Boat cloak will save energy by tricking water

An engineer in the USA has come up with a concept that could increase the efficiency of ships by ‘tricking’ the water around them into staying still by using a […]

An engineer in the USA has come up with a concept that could increase the efficiency of ships by ‘tricking’ the water around them into staying still by using a ‘fluid flow cloak’. Ships use a lot of energy pushing the water around them out of the way as they move forward.

Yaroslav Urzhumov, Assistant Research Professor in Electrical and Computer Engineering at Duke’s Pratt School of Engineering said: “What our cloak accomplishes is that it reduces the mass of fluid that has to be displaced to a bare minimum.
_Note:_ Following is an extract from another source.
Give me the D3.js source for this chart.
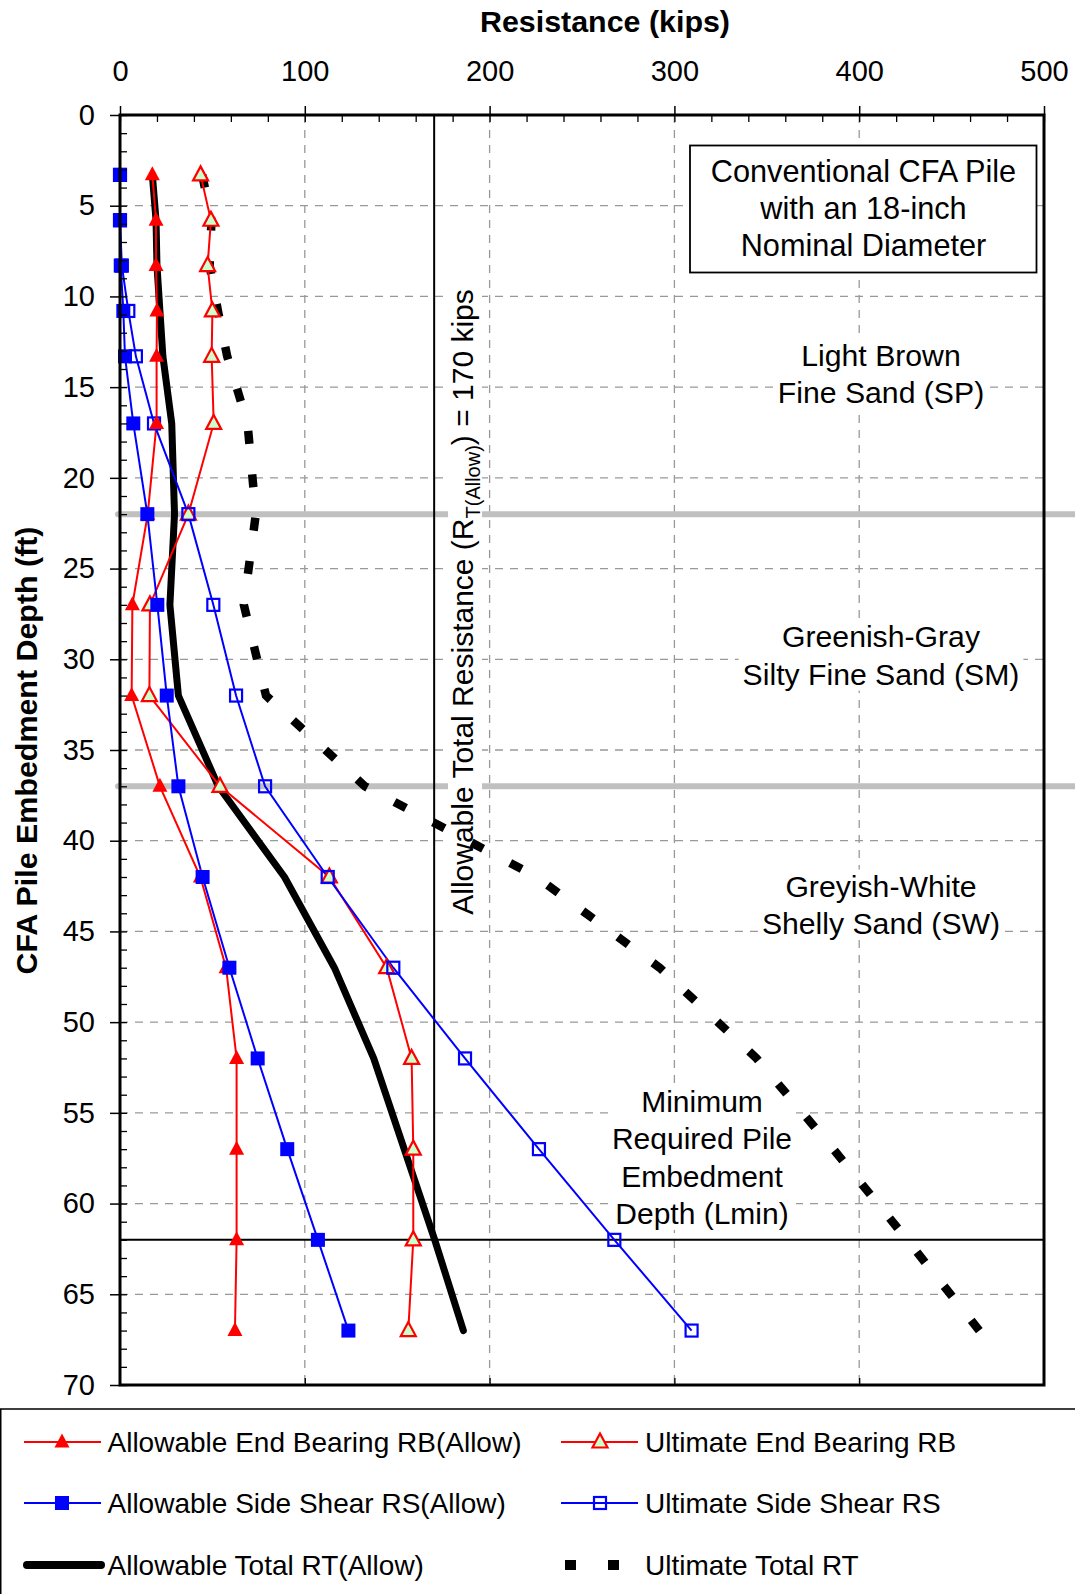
<!DOCTYPE html>
<html><head><meta charset="utf-8">
<script src="https://cdn.jsdelivr.net/npm/d3@7"></script>
<style>
html,body{margin:0;padding:0;background:#fff;}
text{font-family:"Liberation Sans",Arial,sans-serif;fill:#000;}
</style></head>
<body>
<svg id="c" width="1075" height="1594"></svg>
<script>
// ---- data ----
const depths   = [3.3,5.8,8.3,10.8,13.3,17,22,27,32,37,42,47,52,57,62,67];
const allowEB  = [17.5,19.5,19.5,20,19.8,19.8,15,6.7,6.3,21.6,43.5,57.4,63.1,63.1,63.1,62.2];
const ultEB    = [43.6,49.2,47.4,50,49.6,50.7,37,16.2,15.9,54.1,113.3,144.3,157.8,158.7,158.7,156];
const allowSS  = [0,0,0.4,1.8,2.7,7.2,14.8,20.2,25.3,31.6,44.7,59.2,74.5,90.5,107.1,123.6];
const ultSS    = [0,0,1,4.5,8.6,18.4,37,50.5,62.8,78.5,112.4,147.9,186.7,226.7,267.5,309.3];
const allowRT  = [17.5,19.5,20,21.6,23.2,28,29.5,27,31.6,53.2,89,116,137.3,153.8,170.3,185.8];
const ultRT    = [44.5,49.5,48.5,53,58,69,73.5,67,79,132.5,225.5,292,344.5,386,426,465];
const xTicks = [0,100,200,300,400,500];
const yTicks = [0,5,10,15,20,25,30,35,40,45,50,55,60,65,70];
const allowableRT = 170;   // kips
const lminDepth = 62;      // ft
const layerBounds = [22,37];
const legendLabels = ["Allowable End Bearing RB(Allow)","Ultimate End Bearing RB",
  "Allowable Side Shear RS(Allow)","Ultimate Side Shear RS",
  "Allowable Total RT(Allow)","Ultimate Total RT"];

(function(){
const svg = d3.select("#c");
const x = d3.scaleLinear().domain([0,500]).range([120,1044]);
const y = d3.scaleLinear().domain([0,70]).range([115,1385]);
const RED="#ff0000", BLUE="#0000ff";

// grid
const grid = svg.append("g");
grid.selectAll("line.v").data([100,200,300,400]).join("line")
  .attr("x1",d=>x(d)).attr("x2",d=>x(d)).attr("y1",y(0)).attr("y2",y(70))
  .attr("stroke","#999").attr("stroke-width",1.3).attr("stroke-dasharray","8,7");
grid.selectAll("line.h").data(d3.range(5,70,5)).join("line")
  .attr("x1",x(0)).attr("x2",x(500)).attr("y1",d=>y(d)).attr("y2",d=>y(d))
  .attr("stroke","#999").attr("stroke-width",1.3).attr("stroke-dasharray","8,7");

// layer boundaries
svg.selectAll("line.layer").data(layerBounds).join("line")
  .attr("x1",x(0)-2).attr("x2",1080).attr("y1",d=>y(d)).attr("y2",d=>y(d))
  .attr("stroke","#c0c0c0").attr("stroke-width",6).attr("stroke-linecap","round");

// allowable RT vertical and Lmin horizontal
svg.append("line").attr("x1",x(allowableRT)).attr("x2",x(allowableRT))
  .attr("y1",y(0)).attr("y2",y(lminDepth)).attr("stroke","#000").attr("stroke-width",2);
svg.append("line").attr("x1",x(0)).attr("x2",x(500))
  .attr("y1",y(lminDepth)).attr("y2",y(lminDepth)).attr("stroke","#000").attr("stroke-width",2);

// text labels with white backgrounds
function label(lines, cx, cy0, step, size){
  const g = svg.append("g");
  const rect = g.append("rect").attr("fill","#fff");
  const t = g.append("text").attr("text-anchor","middle").attr("font-size",size);
  lines.forEach((s,i)=>t.append("tspan").attr("x",cx).attr("y",cy0+i*step).attr("dy","0.35em").text(s));
  const b = t.node().getBBox();
  rect.attr("x",b.x-4).attr("y",b.y).attr("width",b.width+8).attr("height",b.height);
  return g;
}
// box
const boxG = svg.append("g");
boxG.append("rect").attr("x",690).attr("y",145.5).attr("width",346.5).attr("height",127)
  .attr("fill","#fff").attr("stroke","#000").attr("stroke-width",1.8);
const bt = boxG.append("text").attr("text-anchor","middle").attr("font-size",30.7);
["Conventional CFA Pile","with an 18-inch","Nominal Diameter"].forEach((s,i)=>
  bt.append("tspan").attr("x",863.5).attr("y",171+i*37).attr("dy","0.35em").text(s));

label(["Light Brown","Fine Sand (SP)"],881,355,37.5,30.2);
label(["Greenish-Gray","Silty Fine Sand (SM)"],881,636.5,37.5,30.2);
label(["Greyish-White","Shelly Sand (SW)"],881,886,37.5,30.2);
label(["Minimum","Required Pile","Embedment","Depth (Lmin)"],702,1101.5,37.3,30);

// rotated allowable label
{
  const g = svg.append("g").attr("transform","translate(473,602) rotate(-90)");
  const rect = g.append("rect").attr("fill","#fff");
  const t = g.append("text").attr("text-anchor","middle").attr("font-size",30).attr("x",0).attr("y",0);
  t.append("tspan").text("Allowable Total Resistance (R");
  t.append("tspan").attr("font-size",20).attr("dy",7).text("T(Allow)");
  t.append("tspan").attr("dy",-7).text(") = 170 kips");
  const b = t.node().getBBox();
  rect.attr("x",b.x-2).attr("y",b.y+2).attr("width",b.width+4).attr("height",b.height-4);
}

// series lines
const line = d3.line().x(d=>x(d[0])).y(d=>y(d[1]));
const pts = arr => arr.map((v,i)=>[v,depths[i]]);
const ultPath = svg.append("path").attr("d",line(pts(ultRT))).attr("fill","none").attr("stroke","#000")
  .attr("stroke-width",8.5);
{
  const L = ultPath.node().getTotalLength(), dash = 13;
  const n = Math.round((L-dash)/44), P = (L-dash)/n;
  ultPath.attr("stroke-dasharray",`${dash},${P-dash}`);
}
svg.append("path").attr("d",line(pts(allowRT))).attr("fill","none").attr("stroke","#000")
  .attr("stroke-width",7).attr("stroke-linejoin","round").attr("stroke-linecap","round");
[[allowEB,RED],[ultEB,RED],[allowSS,BLUE],[ultSS,BLUE]].forEach(([a,c])=>
  svg.append("path").attr("d",line(pts(a))).attr("fill","none").attr("stroke",c).attr("stroke-width",2));

// markers
const tri = "M0,-8.5L7.5,5.5L-7.5,5.5Z";
function triangles(arr, fill, stroke, sw){
  svg.append("g").selectAll("path").data(pts(arr)).join("path")
    .attr("d",tri).attr("transform",d=>`translate(${x(d[0])},${y(d[1])})`)
    .attr("fill",fill).attr("stroke",stroke).attr("stroke-width",sw);
}
function squares(arr, fill, stroke, sw, s){
  svg.append("g").selectAll("rect").data(pts(arr)).join("rect")
    .attr("x",d=>x(d[0])-s/2).attr("y",d=>y(d[1])-s/2).attr("width",s).attr("height",s)
    .attr("fill",fill).attr("stroke",stroke).attr("stroke-width",sw);
}
triangles(ultEB,"#ccffcc",RED,2.2);
squares(ultSS,"none",BLUE,2.2,12);
triangles(allowEB,RED,"none",0);
squares(allowSS,BLUE,"none",0,14);

// axes
const fmt = d3.format("d");
const topAx = svg.append("g").attr("transform",`translate(0,${y(0)})`)
  .call(d3.axisTop(x).tickValues(xTicks).tickSize(9).tickSizeOuter(0).tickPadding(25).tickFormat(fmt));
topAx.call(g=>g.select(".domain").remove());
topAx.selectAll("text").attr("font-size",29).attr("font-family","Liberation Sans, Arial");
topAx.selectAll("line").attr("stroke-width",1.5);
svg.append("g").attr("transform",`translate(0,${y(0)})`)
  .call(d3.axisTop(x).tickValues(d3.range(0,501,20)).tickSize(-7).tickSizeOuter(0).tickFormat(""))
  .call(g=>g.select(".domain").remove()).selectAll("line").attr("stroke-width",1.3);

const leftAx = svg.append("g").attr("transform",`translate(${x(0)},0)`)
  .call(d3.axisLeft(y).tickValues(yTicks).tickSize(10).tickSizeOuter(0).tickPadding(15).tickFormat(fmt));
leftAx.call(g=>g.select(".domain").remove());
leftAx.selectAll("text").attr("font-size",29).attr("font-family","Liberation Sans, Arial");
leftAx.selectAll("line").attr("stroke-width",1.5);
svg.append("g").attr("transform",`translate(${x(0)},0)`)
  .call(d3.axisLeft(y).tickValues(d3.range(0,71,1)).tickSize(-7).tickSizeOuter(0).tickFormat(""))
  .call(g=>g.select(".domain").remove()).selectAll("line").attr("stroke-width",1.3);
svg.append("g").attr("transform",`translate(0,${y(70)})`)
  .call(d3.axisBottom(x).tickValues([100,200,300,400]).tickSize(-7).tickSizeOuter(0).tickFormat(""))
  .call(g=>g.select(".domain").remove()).selectAll("line").attr("stroke-width",1.3);

// frame
svg.append("rect").attr("x",x(0)).attr("y",y(0)).attr("width",x(500)-x(0)).attr("height",y(70)-y(0))
  .attr("fill","none").attr("stroke","#000").attr("stroke-width",3);

// titles
svg.append("text").attr("x",605).attr("y",21).attr("dy","0.35em").attr("text-anchor","middle")
  .attr("font-size",30.4).attr("font-weight","bold").text("Resistance (kips)");
svg.append("text").attr("transform","translate(26,750.5) rotate(-90)").attr("dy","0.35em")
  .attr("text-anchor","middle").attr("font-size",30.4).attr("font-weight","bold")
  .text("CFA Pile Embedment Depth (ft)");

// legend
const lg = svg.append("g");
lg.append("rect").attr("x",0.75).attr("y",1409).attr("width",1080).attr("height",200)
  .attr("fill","#fff").attr("stroke","#000").attr("stroke-width",1.5);
const rows=[1442,1503,1565], cols=[[24,101,62,107.5],[561,638,600,645]];
legendLabels.forEach((lab,i)=>{
  const r=rows[Math.floor(i/2)], c=cols[i%2];
  const g=lg.append("g");
  if(i<4){
    const col = i<2?RED:BLUE;
    g.append("line").attr("x1",c[0]).attr("x2",c[1]).attr("y1",r).attr("y2",r).attr("stroke",col).attr("stroke-width",2);
    if(i===0) g.append("path").attr("d",tri).attr("transform",`translate(${c[2]},${r})`).attr("fill",RED);
    if(i===1) g.append("path").attr("d",tri).attr("transform",`translate(${c[2]},${r})`).attr("fill","#ccffcc").attr("stroke",RED).attr("stroke-width",2.2);
    if(i===2) g.append("rect").attr("x",c[2]-7).attr("y",r-7).attr("width",14).attr("height",14).attr("fill",BLUE);
    if(i===3) g.append("rect").attr("x",c[2]-6).attr("y",r-6).attr("width",12).attr("height",12).attr("fill","none").attr("stroke",BLUE).attr("stroke-width",2.2);
  } else if(i===4){
    g.append("line").attr("x1",c[0]+3).attr("x2",c[1]).attr("y1",r).attr("y2",r).attr("stroke","#000").attr("stroke-width",8).attr("stroke-linecap","round");
  } else {
    g.append("line").attr("x1",565).attr("x2",640).attr("y1",r).attr("y2",r).attr("stroke","#000").attr("stroke-width",10).attr("stroke-dasharray","11,32");
  }
  g.append("text").attr("x",c[3]).attr("y",r).attr("dy","0.35em").attr("font-size",28).text(lab);
});
})();
</script>
</body></html>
“We accomplish this by tricking the water into being perfectly still everywhere outside the cloak. Since the water is still, there is no shear force, and you don’t have to drag anything extra with your object. So, comparing a regular vessel and a cloak of the same size, the latter needs to push a much smaller volume of water, and that’s where the hypothesized energy efficiency comes from.”

The engineer’s design would cover a ship’s hull with porous materials. Using tiny pumps in the material, the mechanism would push the flowing water along at various forces.

Mr Urzhumov explains further: “The goal is make it so the water passing through the porous material leaves the cloak at the same speed as the water surrounding by the vessel. In this way, the water outside the hull would appear to be still relative to the vessel, thereby greatly reducing the amount of energy needed by the vessel to push vast quantities of water out of the way as it progresses.”